- _INFORMATION SUPPLIED_
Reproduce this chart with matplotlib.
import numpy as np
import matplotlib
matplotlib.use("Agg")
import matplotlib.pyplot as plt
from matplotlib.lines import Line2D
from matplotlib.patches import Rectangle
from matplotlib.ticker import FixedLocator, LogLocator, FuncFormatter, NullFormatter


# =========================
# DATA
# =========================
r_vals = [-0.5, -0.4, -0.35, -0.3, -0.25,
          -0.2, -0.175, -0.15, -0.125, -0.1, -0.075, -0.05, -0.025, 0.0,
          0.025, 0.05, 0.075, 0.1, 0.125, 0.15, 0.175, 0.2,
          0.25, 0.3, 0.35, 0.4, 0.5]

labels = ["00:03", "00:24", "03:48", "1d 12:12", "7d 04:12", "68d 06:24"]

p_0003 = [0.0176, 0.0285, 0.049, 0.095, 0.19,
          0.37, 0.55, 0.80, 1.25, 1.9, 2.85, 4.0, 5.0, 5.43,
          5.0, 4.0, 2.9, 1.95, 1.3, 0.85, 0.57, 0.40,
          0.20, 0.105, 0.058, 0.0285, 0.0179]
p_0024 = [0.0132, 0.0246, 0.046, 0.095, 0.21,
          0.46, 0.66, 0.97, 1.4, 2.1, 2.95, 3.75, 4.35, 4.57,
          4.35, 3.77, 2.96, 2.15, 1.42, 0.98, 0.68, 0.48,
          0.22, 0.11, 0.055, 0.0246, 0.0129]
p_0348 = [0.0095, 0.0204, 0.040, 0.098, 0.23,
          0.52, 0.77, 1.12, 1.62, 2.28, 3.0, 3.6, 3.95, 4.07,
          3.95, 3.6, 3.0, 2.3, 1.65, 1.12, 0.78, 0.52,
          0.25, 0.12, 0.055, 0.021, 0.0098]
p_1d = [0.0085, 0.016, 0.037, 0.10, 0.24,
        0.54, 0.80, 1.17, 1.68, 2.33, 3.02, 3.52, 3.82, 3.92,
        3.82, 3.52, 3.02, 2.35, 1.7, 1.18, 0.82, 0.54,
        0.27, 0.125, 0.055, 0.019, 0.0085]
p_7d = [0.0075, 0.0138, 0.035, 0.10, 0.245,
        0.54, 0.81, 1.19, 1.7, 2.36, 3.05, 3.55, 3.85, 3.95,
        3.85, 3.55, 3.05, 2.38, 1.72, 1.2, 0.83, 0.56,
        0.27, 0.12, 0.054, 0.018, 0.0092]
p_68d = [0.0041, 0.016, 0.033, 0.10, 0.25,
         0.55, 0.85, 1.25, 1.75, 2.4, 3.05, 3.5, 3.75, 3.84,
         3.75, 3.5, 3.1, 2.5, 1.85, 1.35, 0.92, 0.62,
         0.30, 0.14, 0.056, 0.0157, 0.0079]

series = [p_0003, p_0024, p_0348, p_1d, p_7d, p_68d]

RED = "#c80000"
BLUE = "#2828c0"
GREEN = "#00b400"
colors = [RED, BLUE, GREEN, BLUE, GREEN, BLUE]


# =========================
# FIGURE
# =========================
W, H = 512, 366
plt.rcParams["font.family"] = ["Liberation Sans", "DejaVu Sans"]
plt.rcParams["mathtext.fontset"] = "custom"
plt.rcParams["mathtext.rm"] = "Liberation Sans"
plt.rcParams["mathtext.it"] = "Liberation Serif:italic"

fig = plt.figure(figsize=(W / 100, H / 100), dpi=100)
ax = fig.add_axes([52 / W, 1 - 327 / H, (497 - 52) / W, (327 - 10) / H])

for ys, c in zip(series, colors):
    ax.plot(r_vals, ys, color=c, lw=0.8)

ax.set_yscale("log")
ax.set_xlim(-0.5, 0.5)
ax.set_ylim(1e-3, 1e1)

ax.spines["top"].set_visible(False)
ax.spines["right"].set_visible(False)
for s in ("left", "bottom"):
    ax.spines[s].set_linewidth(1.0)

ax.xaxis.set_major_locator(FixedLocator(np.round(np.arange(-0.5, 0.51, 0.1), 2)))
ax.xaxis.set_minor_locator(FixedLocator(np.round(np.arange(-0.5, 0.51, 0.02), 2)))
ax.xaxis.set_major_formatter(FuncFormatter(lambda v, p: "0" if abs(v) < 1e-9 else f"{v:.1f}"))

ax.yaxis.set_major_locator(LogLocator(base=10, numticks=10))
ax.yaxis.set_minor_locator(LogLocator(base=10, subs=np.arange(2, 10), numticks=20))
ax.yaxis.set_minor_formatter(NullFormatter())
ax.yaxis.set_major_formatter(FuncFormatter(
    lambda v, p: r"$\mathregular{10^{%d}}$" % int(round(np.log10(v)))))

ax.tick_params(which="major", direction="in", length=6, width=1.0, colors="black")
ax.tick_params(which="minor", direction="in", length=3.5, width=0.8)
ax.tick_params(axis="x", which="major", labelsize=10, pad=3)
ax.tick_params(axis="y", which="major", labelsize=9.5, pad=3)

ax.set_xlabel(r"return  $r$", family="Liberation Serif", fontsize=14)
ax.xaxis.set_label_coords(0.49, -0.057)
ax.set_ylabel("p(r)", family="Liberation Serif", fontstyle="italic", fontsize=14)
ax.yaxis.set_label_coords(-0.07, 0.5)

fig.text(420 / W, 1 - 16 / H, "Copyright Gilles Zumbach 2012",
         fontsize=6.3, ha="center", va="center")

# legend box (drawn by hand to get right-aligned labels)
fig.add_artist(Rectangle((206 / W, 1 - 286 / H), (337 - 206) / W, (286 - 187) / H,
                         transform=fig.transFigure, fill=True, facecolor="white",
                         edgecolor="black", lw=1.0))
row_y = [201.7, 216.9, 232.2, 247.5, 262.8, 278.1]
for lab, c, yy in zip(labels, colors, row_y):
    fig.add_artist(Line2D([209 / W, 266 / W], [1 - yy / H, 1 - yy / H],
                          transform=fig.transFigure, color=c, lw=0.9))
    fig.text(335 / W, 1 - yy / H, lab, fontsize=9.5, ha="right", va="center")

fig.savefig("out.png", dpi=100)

---

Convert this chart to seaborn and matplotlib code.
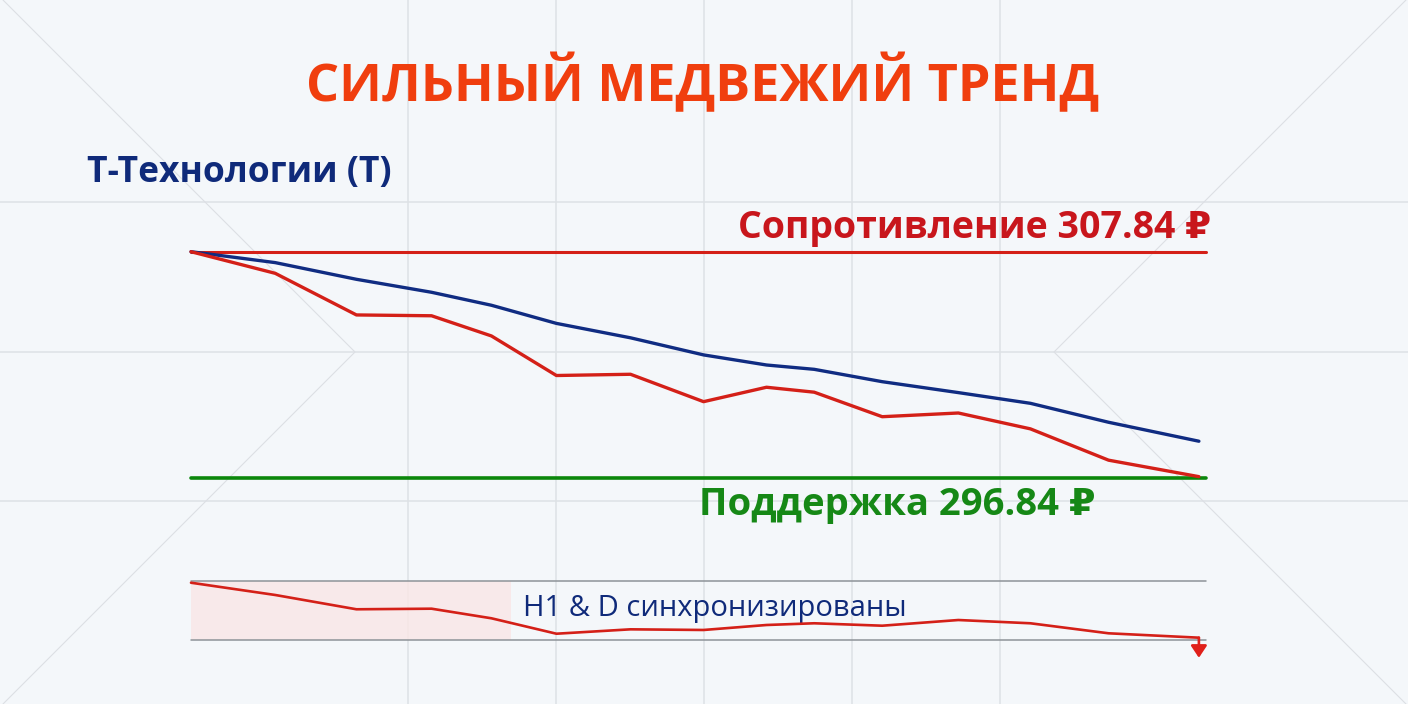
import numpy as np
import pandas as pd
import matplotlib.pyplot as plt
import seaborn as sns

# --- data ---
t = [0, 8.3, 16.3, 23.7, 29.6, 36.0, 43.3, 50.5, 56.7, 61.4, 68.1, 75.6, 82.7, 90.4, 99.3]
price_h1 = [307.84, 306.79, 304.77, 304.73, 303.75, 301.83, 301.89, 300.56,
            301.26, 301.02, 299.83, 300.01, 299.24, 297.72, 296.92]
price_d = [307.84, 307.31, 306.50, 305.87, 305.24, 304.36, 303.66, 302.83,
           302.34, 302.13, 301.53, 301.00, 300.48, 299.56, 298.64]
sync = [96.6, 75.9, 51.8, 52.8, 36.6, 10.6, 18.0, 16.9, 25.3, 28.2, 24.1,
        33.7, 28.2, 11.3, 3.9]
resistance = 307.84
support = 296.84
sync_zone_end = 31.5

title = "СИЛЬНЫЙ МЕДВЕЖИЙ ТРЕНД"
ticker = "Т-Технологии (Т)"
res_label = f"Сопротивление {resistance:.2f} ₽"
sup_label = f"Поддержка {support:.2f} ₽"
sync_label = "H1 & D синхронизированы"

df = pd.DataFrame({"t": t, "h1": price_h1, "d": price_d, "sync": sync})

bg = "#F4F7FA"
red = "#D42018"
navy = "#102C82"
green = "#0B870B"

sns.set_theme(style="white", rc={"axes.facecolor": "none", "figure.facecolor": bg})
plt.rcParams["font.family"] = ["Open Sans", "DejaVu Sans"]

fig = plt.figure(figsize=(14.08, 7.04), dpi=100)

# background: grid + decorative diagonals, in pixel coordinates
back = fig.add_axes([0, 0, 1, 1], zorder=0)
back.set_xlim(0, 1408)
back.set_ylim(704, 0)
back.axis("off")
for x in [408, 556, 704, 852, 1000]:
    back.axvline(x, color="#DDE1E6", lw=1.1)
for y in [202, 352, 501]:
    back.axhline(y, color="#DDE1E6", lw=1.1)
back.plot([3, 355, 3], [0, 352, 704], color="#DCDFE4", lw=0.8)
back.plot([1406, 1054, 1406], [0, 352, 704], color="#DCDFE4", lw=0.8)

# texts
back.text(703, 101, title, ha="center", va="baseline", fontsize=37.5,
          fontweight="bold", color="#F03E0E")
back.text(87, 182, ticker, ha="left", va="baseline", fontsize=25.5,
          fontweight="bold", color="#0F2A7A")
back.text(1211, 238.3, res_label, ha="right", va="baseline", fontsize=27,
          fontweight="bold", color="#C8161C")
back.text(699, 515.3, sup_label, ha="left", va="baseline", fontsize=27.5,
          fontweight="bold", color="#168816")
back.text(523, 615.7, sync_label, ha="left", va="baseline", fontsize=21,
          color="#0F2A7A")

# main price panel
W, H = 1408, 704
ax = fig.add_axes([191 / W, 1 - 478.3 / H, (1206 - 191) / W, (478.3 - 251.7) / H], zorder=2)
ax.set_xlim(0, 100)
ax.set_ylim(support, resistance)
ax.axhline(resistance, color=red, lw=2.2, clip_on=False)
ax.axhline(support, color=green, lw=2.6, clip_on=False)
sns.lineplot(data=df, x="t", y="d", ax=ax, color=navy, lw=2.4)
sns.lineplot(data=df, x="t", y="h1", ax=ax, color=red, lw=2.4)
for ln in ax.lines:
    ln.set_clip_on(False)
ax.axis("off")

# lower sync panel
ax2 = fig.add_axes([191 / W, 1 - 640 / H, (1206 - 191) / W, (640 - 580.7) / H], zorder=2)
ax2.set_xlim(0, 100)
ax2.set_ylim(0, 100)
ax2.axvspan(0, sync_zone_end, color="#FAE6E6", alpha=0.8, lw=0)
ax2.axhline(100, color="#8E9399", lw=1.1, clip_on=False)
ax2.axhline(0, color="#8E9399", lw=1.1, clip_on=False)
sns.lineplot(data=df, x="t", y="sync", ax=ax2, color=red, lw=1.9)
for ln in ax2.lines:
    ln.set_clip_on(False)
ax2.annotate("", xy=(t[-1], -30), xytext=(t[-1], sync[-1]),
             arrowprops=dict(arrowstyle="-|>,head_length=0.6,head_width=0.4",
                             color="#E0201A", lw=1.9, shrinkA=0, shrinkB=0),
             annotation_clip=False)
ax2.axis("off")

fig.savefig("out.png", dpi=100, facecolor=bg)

- _CHALLENGE_
Search the records for the word "this", then list every line that has it.

- _RESPONSE TO THE EXERCISE_
Reproduce this chart with matplotlib.
Convert this chart to seaborn and matplotlib code.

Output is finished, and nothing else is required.